During World War I, he enlisted in the Army and completed officers' training. He never served overseas, but his training proved useful when he organized and led groups.
Amassing wealth and political power in the Republican Party, he was considered to have been one of the most prominent national Klan leaders. He had close relationships with numerous Indiana politicians, including Governor Edward L. Jackson, a Klan member elected to office in 1924.
In 1925, Stephenson was tried and convicted in a notorious abduction, rape, murder, and partial cannibalization of a young schoolteacher, a state education official named Madge Oberholtzer. His trial, conviction, and imprisonment ended the portrayal of Klan leaders as law abiding. Denied a pardon by Governor Jackson, in 1927 he started talking with reporters of the Indianapolis Times and released a list of elected and other officials in the pay of the Klan. This led to a wave of indictments in Indiana, more national scandal, the rapid loss of tens of thousands of members, and the end of the second wave of Klan activity in the late 1920s.
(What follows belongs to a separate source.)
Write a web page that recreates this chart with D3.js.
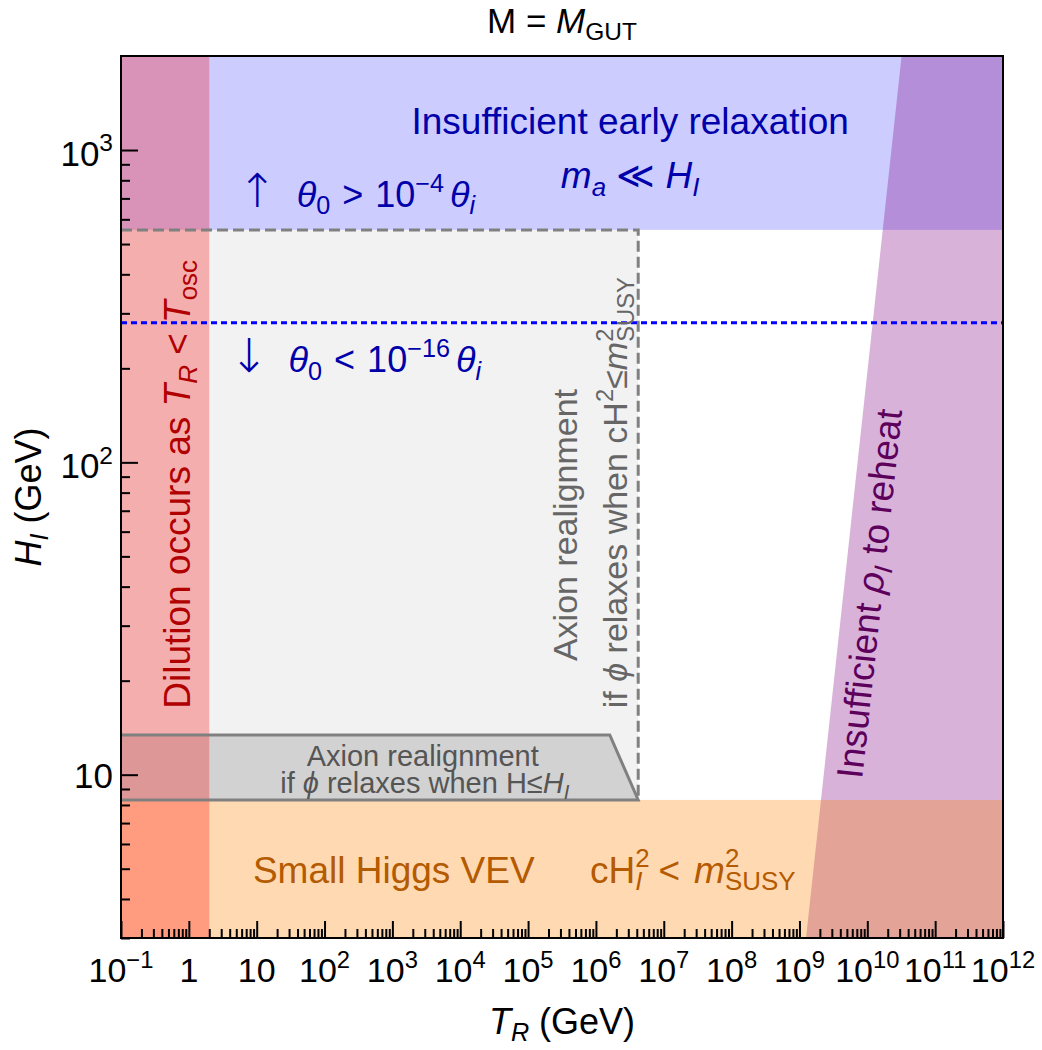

On January 7, 1941, the Valparaiso Vidette-Messenger reported that Governor M. Clifford Townsend, a Democrat, was considering granting an early parole to Stephenson. No parole was approved that year. Stephenson was paroled on March 23, 1950, by a Democratic administration, but violated parole by disappearing on or before September 25, 1950. On December 15, 1950, he was captured in Minneapolis and returned to custody. He was sentenced in 1951 to serve 10 years in prison. In 1953, he pleaded for release, denying that he had ever been a leader of the Klan.
On December 22, 1956, the state paroled him, on condition that he leave Indiana and never return. Stephenson relocated to Seymour, Indiana, where he soon married Martha Dickinson (they were separated less than a year later).
Stephenson then moved to Jonesborough, Tennessee (the town name was briefly spelled as "Jonesboro" during this time), where he was employed at the Jonesboro Herald & Tribune, and where he also married Martha Murray Sutton without having been divorced from Dickinson.
In 1961, at the age of 70, Stephenson was arrested in Independence, Missouri, on charges of attempting to sexually assault a sixteen-year-old girl but he was later released after paying a $300 fine because the charges were dropped on grounds of insufficient evidence. He was ordered to leave Missouri immediately. A few years later, in 1966, Stephenson died at his home in Jonesborough, Tennessee, and he was buried at the USVA Mountain Home National Cemetery in Johnson City, Tennessee.